start
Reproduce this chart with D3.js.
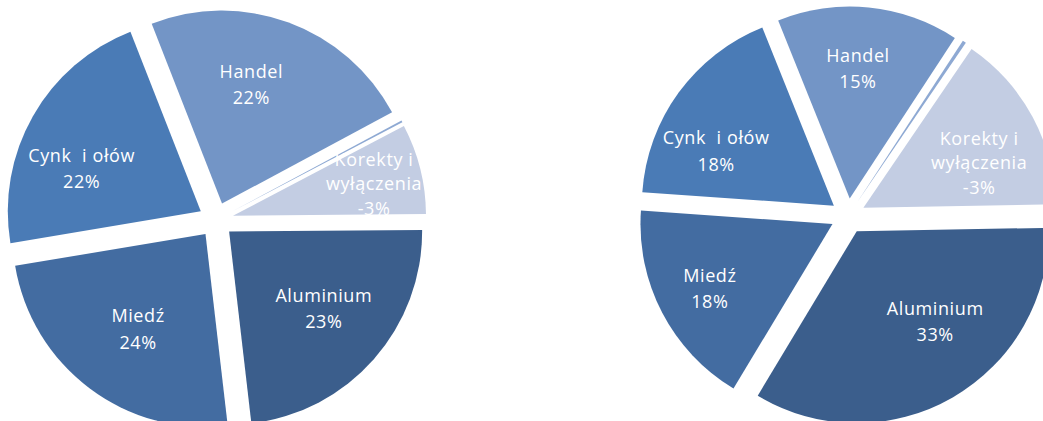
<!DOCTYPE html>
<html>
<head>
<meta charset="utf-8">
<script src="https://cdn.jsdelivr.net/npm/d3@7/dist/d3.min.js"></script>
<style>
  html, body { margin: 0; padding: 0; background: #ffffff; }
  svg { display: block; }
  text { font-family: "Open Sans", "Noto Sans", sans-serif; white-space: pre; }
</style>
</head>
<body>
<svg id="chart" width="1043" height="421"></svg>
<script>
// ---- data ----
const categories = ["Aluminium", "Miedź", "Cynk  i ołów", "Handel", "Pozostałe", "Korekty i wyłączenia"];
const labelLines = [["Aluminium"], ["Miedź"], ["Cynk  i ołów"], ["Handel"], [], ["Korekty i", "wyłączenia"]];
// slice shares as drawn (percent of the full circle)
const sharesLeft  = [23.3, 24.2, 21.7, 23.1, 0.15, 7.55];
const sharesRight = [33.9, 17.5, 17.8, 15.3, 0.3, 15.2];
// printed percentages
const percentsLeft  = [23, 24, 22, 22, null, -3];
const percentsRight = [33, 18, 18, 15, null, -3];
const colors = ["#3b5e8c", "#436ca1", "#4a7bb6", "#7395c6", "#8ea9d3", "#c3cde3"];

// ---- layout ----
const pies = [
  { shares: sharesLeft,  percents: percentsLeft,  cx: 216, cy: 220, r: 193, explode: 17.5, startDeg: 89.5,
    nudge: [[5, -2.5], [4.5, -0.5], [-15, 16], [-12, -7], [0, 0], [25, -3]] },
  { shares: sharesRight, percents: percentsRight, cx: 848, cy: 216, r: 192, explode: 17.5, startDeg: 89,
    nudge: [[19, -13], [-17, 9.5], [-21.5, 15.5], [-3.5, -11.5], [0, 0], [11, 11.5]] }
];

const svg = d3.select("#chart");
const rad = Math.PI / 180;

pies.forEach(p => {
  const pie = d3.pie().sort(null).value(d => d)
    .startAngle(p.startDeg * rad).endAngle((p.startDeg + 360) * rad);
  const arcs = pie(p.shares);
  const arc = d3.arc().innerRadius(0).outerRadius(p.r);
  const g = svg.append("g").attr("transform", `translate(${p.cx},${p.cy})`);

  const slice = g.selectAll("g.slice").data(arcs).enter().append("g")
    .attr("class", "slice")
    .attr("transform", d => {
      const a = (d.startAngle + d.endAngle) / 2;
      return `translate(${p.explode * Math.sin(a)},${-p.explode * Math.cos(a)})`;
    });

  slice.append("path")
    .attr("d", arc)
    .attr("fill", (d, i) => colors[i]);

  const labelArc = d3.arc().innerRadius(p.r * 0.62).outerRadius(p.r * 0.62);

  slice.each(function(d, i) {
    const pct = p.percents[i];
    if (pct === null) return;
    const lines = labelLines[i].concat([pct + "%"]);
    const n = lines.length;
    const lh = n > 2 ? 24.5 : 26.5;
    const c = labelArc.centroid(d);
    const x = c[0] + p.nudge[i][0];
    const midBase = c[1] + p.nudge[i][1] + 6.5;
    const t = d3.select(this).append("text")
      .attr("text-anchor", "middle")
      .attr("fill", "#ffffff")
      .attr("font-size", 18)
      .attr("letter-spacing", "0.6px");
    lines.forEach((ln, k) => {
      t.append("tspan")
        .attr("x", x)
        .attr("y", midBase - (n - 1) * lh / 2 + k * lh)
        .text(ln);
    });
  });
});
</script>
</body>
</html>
end
Would you set down the listing exactly, omitting pictures?

Reproduce this chart with D3.js.
<!DOCTYPE html>
<html>
<head>
<meta charset="utf-8">
<script src="https://cdn.jsdelivr.net/npm/d3@7/dist/d3.min.js"></script>
<style>
  html, body { margin: 0; padding: 0; background: #ffffff; }
  svg { display: block; }
  text { font-family: "Open Sans", "Noto Sans", sans-serif; white-space: pre; }
</style>
</head>
<body>
<svg id="chart" width="1043" height="421"></svg>
<script>
// ---- data ----
const categories = ["Aluminium", "Miedź", "Cynk  i ołów", "Handel", "Pozostałe", "Korekty i wyłączenia"];
const labelLines = [["Aluminium"], ["Miedź"], ["Cynk  i ołów"], ["Handel"], [], ["Korekty i", "wyłączenia"]];
// slice shares as drawn (percent of the full circle)
const sharesLeft  = [23.3, 24.2, 21.7, 23.1, 0.15, 7.55];
const sharesRight = [33.9, 17.5, 17.8, 15.3, 0.3, 15.2];
// printed percentages
const percentsLeft  = [23, 24, 22, 22, null, -3];
const percentsRight = [33, 18, 18, 15, null, -3];
const colors = ["#3b5e8c", "#436ca1", "#4a7bb6", "#7395c6", "#8ea9d3", "#c3cde3"];

// ---- layout ----
const pies = [
  { shares: sharesLeft,  percents: percentsLeft,  cx: 216, cy: 220, r: 193, explode: 17.5, startDeg: 89.5,
    nudge: [[5, -2.5], [4.5, -0.5], [-15, 16], [-12, -7], [0, 0], [25, -3]] },
  { shares: sharesRight, percents: percentsRight, cx: 848, cy: 216, r: 192, explode: 17.5, startDeg: 89,
    nudge: [[19, -13], [-17, 9.5], [-21.5, 15.5], [-3.5, -11.5], [0, 0], [11, 11.5]] }
];

const svg = d3.select("#chart");
const rad = Math.PI / 180;

pies.forEach(p => {
  const pie = d3.pie().sort(null).value(d => d)
    .startAngle(p.startDeg * rad).endAngle((p.startDeg + 360) * rad);
  const arcs = pie(p.shares);
  const arc = d3.arc().innerRadius(0).outerRadius(p.r);
  const g = svg.append("g").attr("transform", `translate(${p.cx},${p.cy})`);

  const slice = g.selectAll("g.slice").data(arcs).enter().append("g")
    .attr("class", "slice")
    .attr("transform", d => {
      const a = (d.startAngle + d.endAngle) / 2;
      return `translate(${p.explode * Math.sin(a)},${-p.explode * Math.cos(a)})`;
    });

  slice.append("path")
    .attr("d", arc)
    .attr("fill", (d, i) => colors[i]);

  const labelArc = d3.arc().innerRadius(p.r * 0.62).outerRadius(p.r * 0.62);

  slice.each(function(d, i) {
    const pct = p.percents[i];
    if (pct === null) return;
    const lines = labelLines[i].concat([pct + "%"]);
    const n = lines.length;
    const lh = n > 2 ? 24.5 : 26.5;
    const c = labelArc.centroid(d);
    const x = c[0] + p.nudge[i][0];
    const midBase = c[1] + p.nudge[i][1] + 6.5;
    const t = d3.select(this).append("text")
      .attr("text-anchor", "middle")
      .attr("fill", "#ffffff")
      .attr("font-size", 18)
      .attr("letter-spacing", "0.6px");
    lines.forEach((ln, k) => {
      t.append("tspan")
        .attr("x", x)
        .attr("y", midBase - (n - 1) * lh / 2 + k * lh)
        .text(ln);
    });
  });
});
</script>
</body>
</html>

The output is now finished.